Por Matías Leandro Rodríguez – Abogado, Comunicador
Hay noticias que no hacen ruido, pero resuenan. El CONICET ha sido reconocido, una vez más, como la mejor institución gubernamental de ciencia de América Latina. Lo dice el Ranking Scimago 2025, un sistema que evalúa el impacto social, técnico y académico de miles de organismos en todo el mundo. Séptimo año consecutivo. No es solo un número: es un gesto de porfía en medio del escepticismo.
Porque mientras algunos dudan del valor de lo público, mientras se reabren discusiones que creíamos saldadas, la ciencia argentina responde desde sus laboratorios con hechos. Con menos recursos, pero con más sentido. Con menos respaldo discursivo, pero con una comunidad de investigadores e investigadoras que no han perdido el norte: trabajar por el conocimiento que mejora vidas.

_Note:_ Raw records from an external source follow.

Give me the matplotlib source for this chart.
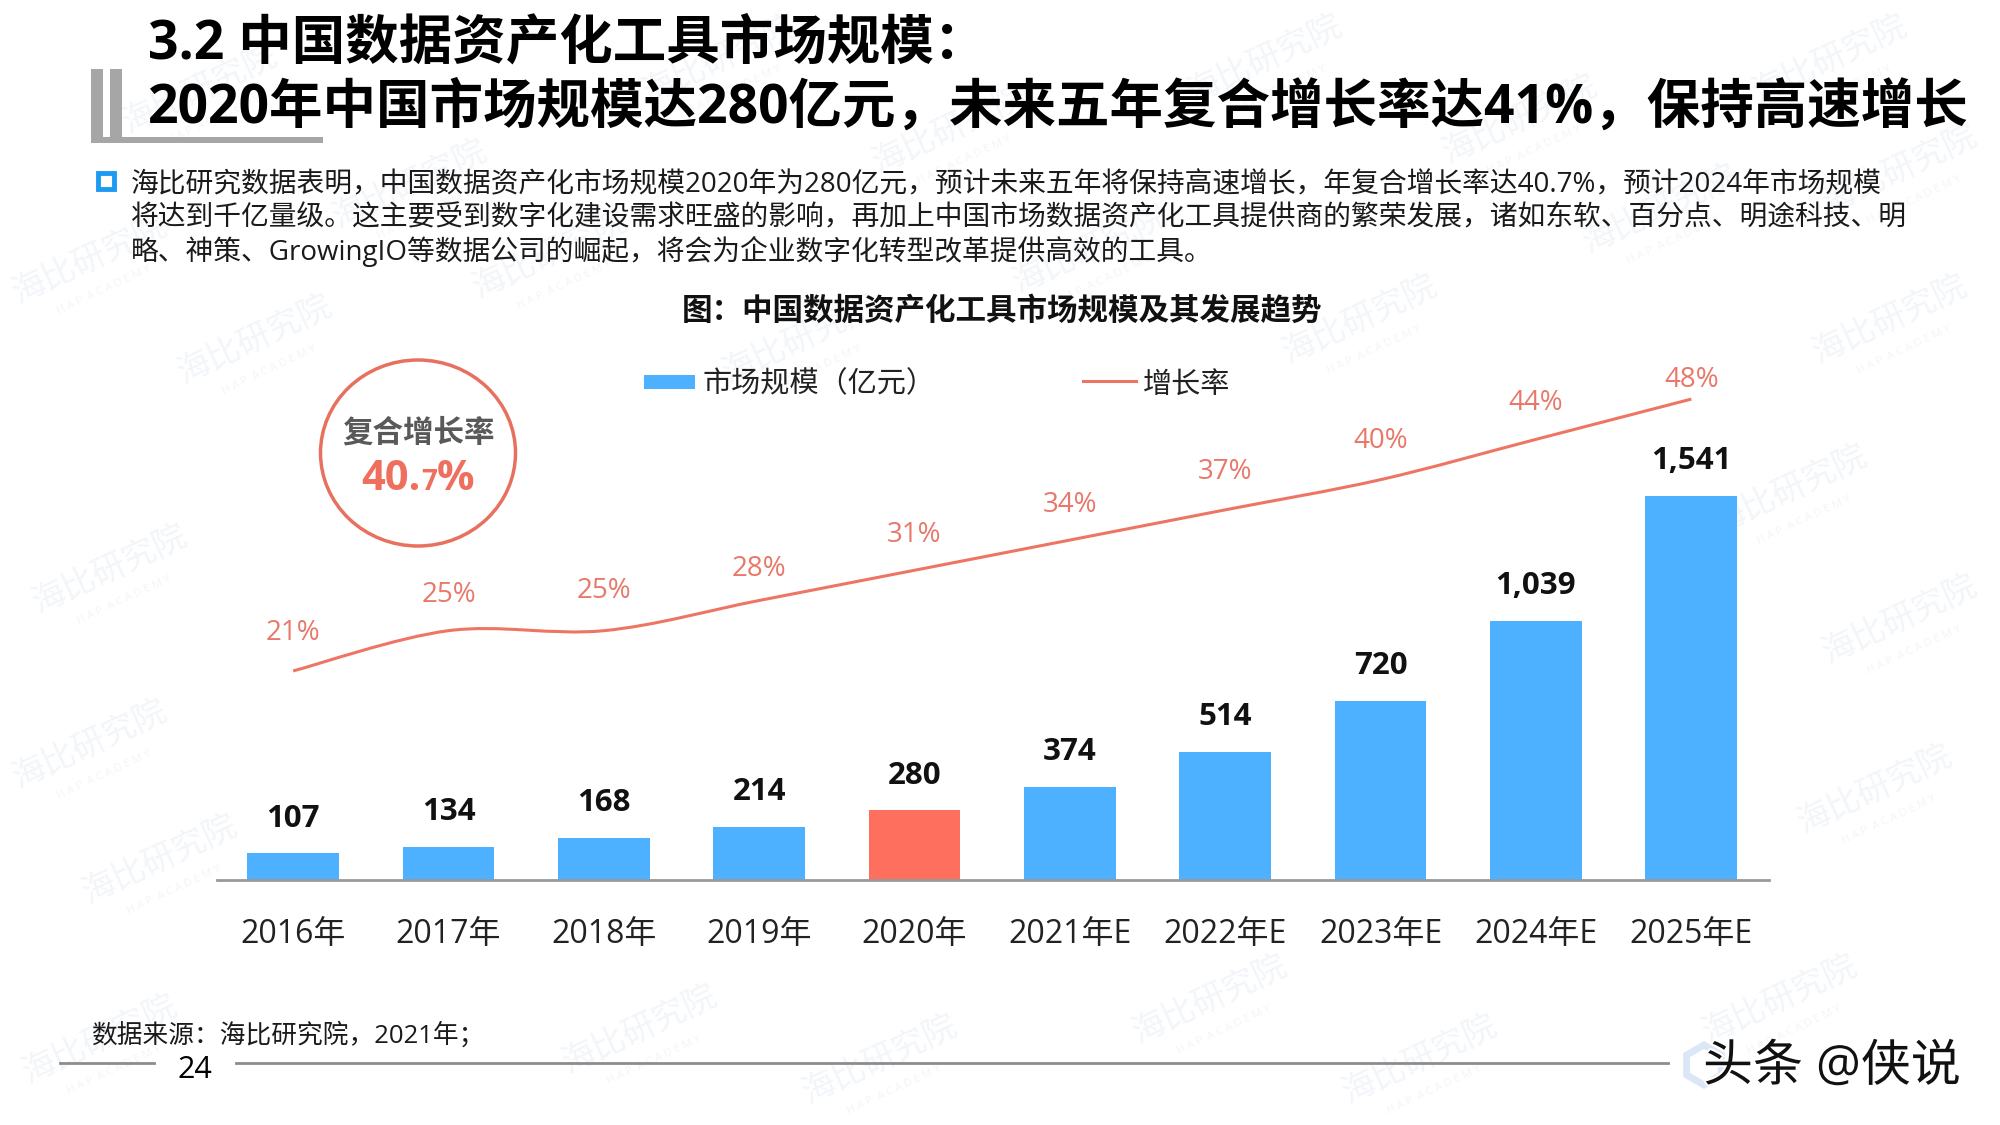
"""China data-asset tool market size slide (bars + smoothed growth line)."""
import matplotlib
matplotlib.use("Agg")
import matplotlib.pyplot as plt
import numpy as np
from matplotlib.patches import Ellipse, PathPatch, Rectangle, RegularPolygon
from matplotlib.path import Path
import matplotlib.patheffects as pe

plt.rcParams["font.family"] = ["Open Sans", "Noto Sans CJK SC", "DejaVu Sans"]

years = ["2016年", "2017年", "2018年", "2019年", "2020年",
         "2021年E", "2022年E", "2023年E", "2024年E", "2025年E"]
market_size = [107, 134, 168, 214, 280, 374, 514, 720, 1039, 1541]
growth_rate = [21, 25, 25, 28, 31, 34, 37, 40, 44, 48]
highlight_year = "2020年"

title_lines = ["3.2 中国数据资产化工具市场规模\uff1a",
               "2020年中国市场规模达280亿元\uff0c未来五年复合增长率达41%\uff0c保持高速增长"]
body_lines = ["海比研究数据表明\uff0c中国数据资产化市场规模2020年为280亿元\uff0c预计未来五年将保持高速增长\uff0c年复合增长率达40.7%\uff0c预计2024年市场规模",
              "将达到千亿量级。这主要受到数字化建设需求旺盛的影响\uff0c再加上中国市场数据资产化工具提供商的繁荣发展\uff0c诸如东软、百分点、明途科技、明",
              "略、神策、GrowingIO等数据公司的崛起\uff0c将会为企业数字化转型改革提供高效的工具。"]
chart_title = "图\uff1a中国数据资产化工具市场规模及其发展趋势"
source_text = "数据来源\uff1a海比研究院\uff0c2021年\uff1b"

BLUE = "#4db1ff"
CORAL = "#ff6f5e"
LINE_RED = "#ee7564"
WATERMARK = "#f2f5f9"


def smooth_path(xs, ys):
    """Catmull-Rom through the points, as bezier segments."""
    pts = np.column_stack([xs, ys]).astype(float)
    verts = [pts[0]]
    codes = [Path.MOVETO]
    for i in range(len(pts) - 1):
        p0 = pts[max(i - 1, 0)]
        p1 = pts[i]
        p2 = pts[i + 1]
        p3 = pts[min(i + 2, len(pts) - 1)]
        verts += [p1 + (p2 - p0) / 6, p2 - (p3 - p1) / 6, p2]
        codes += [Path.CURVE4] * 3
    return Path(verts, codes)


fig = plt.figure(figsize=(20, 11.25), dpi=100, facecolor="white")

# page layer in pixel coordinates
bg = fig.add_axes([0, 0, 1, 1], zorder=0)
bg.set_xlim(0, 2000)
bg.set_ylim(1125, 0)
bg.axis("off")

# faint watermark
marks = [(1265, 60), (1830, 60), (200, 90), (720, 60), (950, 130), (1520, 120),
         (1900, 170), (410, 185), (90, 260), (550, 255), (1090, 250), (1660, 210),
         (1360, 320), (255, 340), (1890, 320), (800, 340), (1790, 490), (110, 570),
         (1900, 620), (90, 745), (160, 860), (1875, 790), (1780, 1000), (1210, 1000),
         (640, 1030), (100, 1040), (1420, 1060), (880, 1060)]
for mx, my in marks:
    bg.text(mx, my, "海比研究院", fontsize=24, color=WATERMARK, rotation=25,
            ha="center", va="center", zorder=0)
    bg.text(mx + 14, my + 30, "H A P  A C A D E M Y", fontsize=8, color=WATERMARK,
            rotation=25, ha="center", va="center", zorder=0)

# title bracket
for x0, y0, w, h in [(91, 69, 12, 74), (110, 69, 12, 74), (91, 137, 232, 6)]:
    bg.add_patch(Rectangle((x0, y0), w, h, fc="#a6a6a6", ec="none", zorder=1))

bg.text(148, 45, title_lines[0], fontsize=38.5, fontweight="bold", color="black",
        ha="left", va="center", zorder=2)
bg.text(148, 109, title_lines[1], fontsize=38.5, fontweight="bold", color="black",
        ha="left", va="center", zorder=2)

bg.add_patch(Rectangle((98, 173), 16, 16, fc="none", ec="#1c9bf0", lw=3.5, zorder=2))
for line, y in zip(body_lines, [185, 218, 251]):
    bg.text(131, y, line, fontsize=20, color="#1a1a1a", ha="left", va="center", zorder=2)

bg.text(1002, 312, chart_title, fontsize=22,
        fontweight="bold", color="#111111", ha="center", va="center", zorder=2)

# legend
bg.add_patch(Rectangle((644, 375), 51, 14, fc=BLUE, ec="none", zorder=2))
bg.text(703, 385, "市场规模\uff08亿元\uff09", fontsize=21, color="#222222", ha="left", va="center", zorder=2)
bg.plot([1083, 1136], [381, 381], color=LINE_RED, lw=2.2, zorder=2)
bg.text(1143, 385, "增长率", fontsize=21, color="#222222", ha="left", va="center", zorder=2)

# CAGR badge
bg.add_patch(Ellipse((418, 453), 195, 186, fc="none", ec="#e8705f", lw=2.5, zorder=2))
bg.text(418, 434, "复合增长率", fontsize=22, fontweight="bold", color="#595959",
        ha="center", va="center", zorder=2)
bg.text(421, 479, "40.", fontsize=30, fontweight="bold", color="#ee6f5e",
        ha="right", va="center", zorder=2)
bg.text(421, 483, "7", fontsize=20, fontweight="bold", color="#ee6f5e",
        ha="left", va="center", zorder=2)
bg.text(437, 479, "%", fontsize=30, fontweight="bold", color="#ee6f5e",
        ha="left", va="center", zorder=2)

# footer
bg.text(91, 1035, source_text, fontsize=18.5, color="#1a1a1a",
        ha="left", va="center", zorder=2)
bg.plot([60, 154], [1063, 1063], color="#8c8c8c", lw=2, zorder=1)
bg.plot([236, 1668], [1063, 1063], color="#8c8c8c", lw=2, zorder=1)
bg.text(195, 1070, "24", fontsize=22, color="black", ha="center", va="center", zorder=2)
bg.add_patch(RegularPolygon((1704, 1065), 6, radius=20, fc="none", ec="#dbe7f6", lw=5, zorder=2))
bg.text(1703, 1068, "头条 @侠说", fontsize=36, color="#111111", ha="left", va="center", zorder=3,
        path_effects=[pe.withStroke(linewidth=3, foreground="white")])

# chart
ax = fig.add_axes([217 / 2000, 245 / 1125, 1552 / 2000, 580 / 1125], zorder=1)
ax.patch.set_alpha(0)
x = np.arange(len(years))
colors = [CORAL if y == highlight_year else BLUE for y in years]
ax.bar(x, market_size, width=0.59, color=colors)
ax.set_xlim(-0.49, 9.5)
ax.set_ylim(0, 2328)
ax.set_xticks(x)
ax.set_xticklabels(years, fontsize=23, color="#222222")
ax.tick_params(axis="x", length=0, pad=27)
ax.set_yticks([])
for side in ["top", "left", "right"]:
    ax.spines[side].set_visible(False)
ax.spines["bottom"].set_color("#999999")
ax.spines["bottom"].set_linewidth(2)
for xi, v in zip(x, market_size):
    ax.annotate(f"{v:,}", (xi, v), xytext=(0, 25), textcoords="offset points",
                ha="center", va="center", fontsize=22.5, fontweight="bold", color="#111111")

ax2 = ax.twinx()
ax2.patch.set_alpha(0)
ax2.set_ylim(0.24, 57.84)
ax2.set_yticks([])
for side in ax2.spines:
    ax2.spines[side].set_visible(False)
ax2.add_patch(PathPatch(smooth_path(x, growth_rate), fc="none", ec=LINE_RED, lw=2.2))
pct_offsets = [27, 26, 28.5, 23, 25.5, 25, 27.5, 27.5, 26.5, 14]
for xi, v, off in zip(x, growth_rate, pct_offsets):
    ax2.annotate(f"{v}%", (xi, v), xytext=(0, off), textcoords="offset points",
                 ha="center", va="center", fontsize=20, color="#e8786a")

fig.savefig("out.png", dpi=100)
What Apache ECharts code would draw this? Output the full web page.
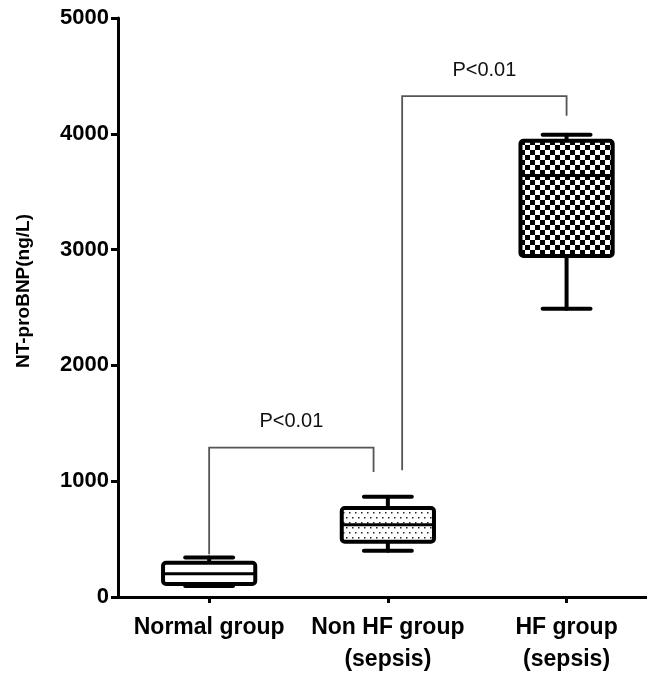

Nuestra Constitución lo dice con claridad en su artículo 75 inciso 19: el Estado tiene la responsabilidad de promover el progreso científico y tecnológico, con base en una política nacional sostenida. No es una opción ideológica ni una preferencia administrativa: es un mandato constitucional. Y los tratados internacionales, como el Pacto Internacional de Derechos Económicos, Sociales y Culturales, suman a esa exigencia el derecho de todas las personas a beneficiarse del desarrollo científico.
En ese contexto, este reconocimiento internacional se vuelve más que una distinción: se transforma en una prueba. Prueba de que lo común funciona. Prueba de que la inversión pública no solo es posible, sino necesaria. Prueba de que, incluso en condiciones adversas, la ciencia argentina sigue estando a la altura del tiempo que le toca.
Quienes transitamos el derecho con mirada humana lo sabemos: todo derecho necesita infraestructura para volverse real. Un kit de diagnóstico, un software accesible, una vacuna, una herramienta educativa desarrollada por el CONICET no son simples productos: son dispositivos de justicia. Son medidas de equidad que, a veces, llegan antes que una sentencia.
Y aunque la coyuntura a veces oscile entre el recorte y la sospecha, hay ciertos hechos que iluminan con potencia serena. Como un laboratorio en silencio. Como un paper escrito de noche. Como una madre becaria que cría, investiga y resiste. Como un investigador del interior del país que trabaja sin flashes ni titulares, pero sabe que está sembrando futuro.
Celebrar este logro no es caer en la autocomplacencia. Es, más bien, una manera de reafirmar lo que no estamos dispuestos a perder. Porque hay logros que no son negociables. Porque hay instituciones que no se improvisan. Y porque hay momentos en los que un ranking puede valer más que mil discursos: no por la jerarquía del número, sino por lo que revela. Porque el mundo ve lo que a veces nos quieren hacer olvidar: que la ciencia argentina, aún golpeada, aún en guardia, aún esperando el turno en la fila, sigue estando entre las mejores.
Y eso no es casual. Es una forma de justicia silenciosa. Es el rumor luminoso de los frascos.
Es la patria, también, en bata blanca.